SUCH is the concern of the Bank of England's financial watchdog about the state of the economy that it considered lifting rules on banks' cash holdings altogether.
Minutes from the Financial Policy Committee's latest meeting published yesterday show that members discussed the removal of rules on liquidity due to concern that it is hindering lending.
The discussion is remarkable given that low liquidity levels were contributors to the part-nationalisation of Royal Bank of Scotland and Halifax Bank of Scotland, now part of Lloyds Banking Group, in 2008.
Instead, it agreed to ask the Financial Services Authority to tell banks that they could draw on their liquid buffers in a crisis.
"Members considered whether there was a case for going further by recommending the suspension or easing of the current guidance," according to FPC minutes.
"Suspension might provide the clearest possible message to banks that they could reduce their liquid asset holdings.
"Given, however, the uncertainty about how far regulatory requirements were the key constraint, and recognising the benefits that had accrued from the regime over recent years, including in incentivising safer funding structures, this option did not command support in current circumstances."
The minutes showed that new schemes offering liquidity insurance to banks were key to its recommendation.
The minutes noted: "On pure microprudential grounds – viewing banks on an individual basis in isolation – the FSA would not choose to loosen the guidance applied to banks".
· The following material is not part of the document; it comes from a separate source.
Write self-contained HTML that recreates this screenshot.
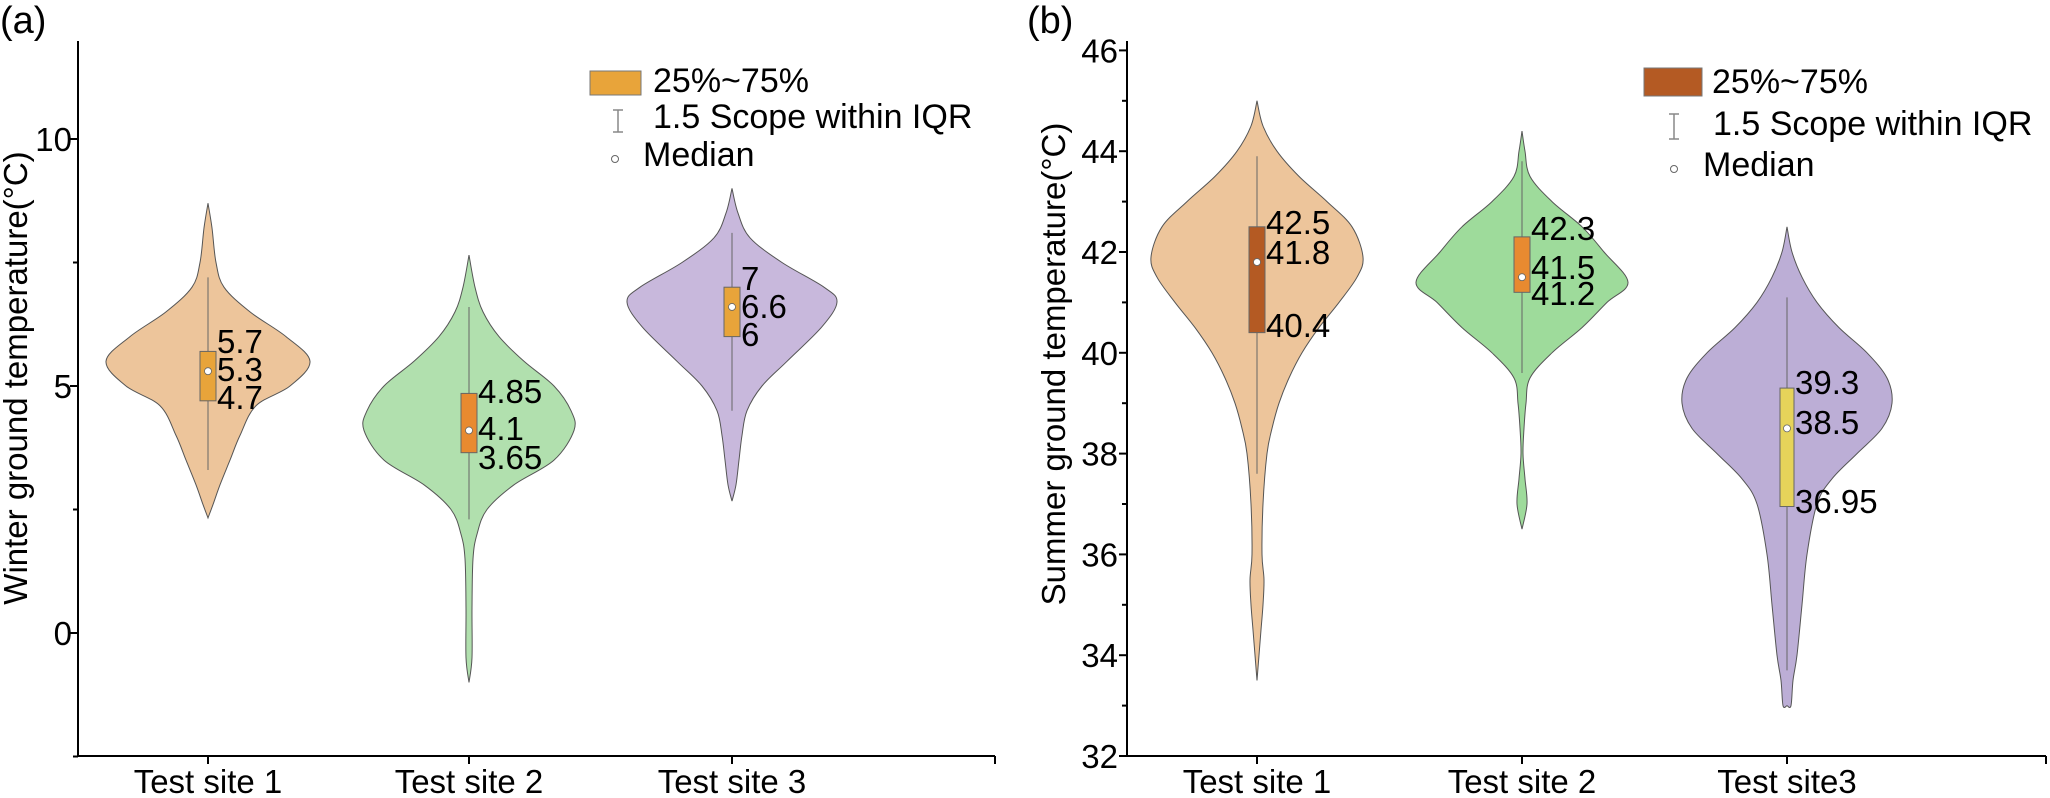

The FPC's Financial Stability Report, published last week, revealed that banks' holdings of liquid assets such as cash have tripled since 2008 and now account for 15% of total assets.
But they have remained untouched despite rising funding costs caused in part by the eurozone crisis and lacklustre economic growth.
The FPC's minutes reported that members, who include the Bank Governor Sir Mervyn King and FSA chairman Lord Adair Turner, discussed various ways of the FSA implementing the policy but left it up to the regulator.
The FPC remains worried about the eurozone crisis.
The Committee judged that the overall capitalisation of the banking system was unlikely to be sufficient for stability to be assured, the minutes noted.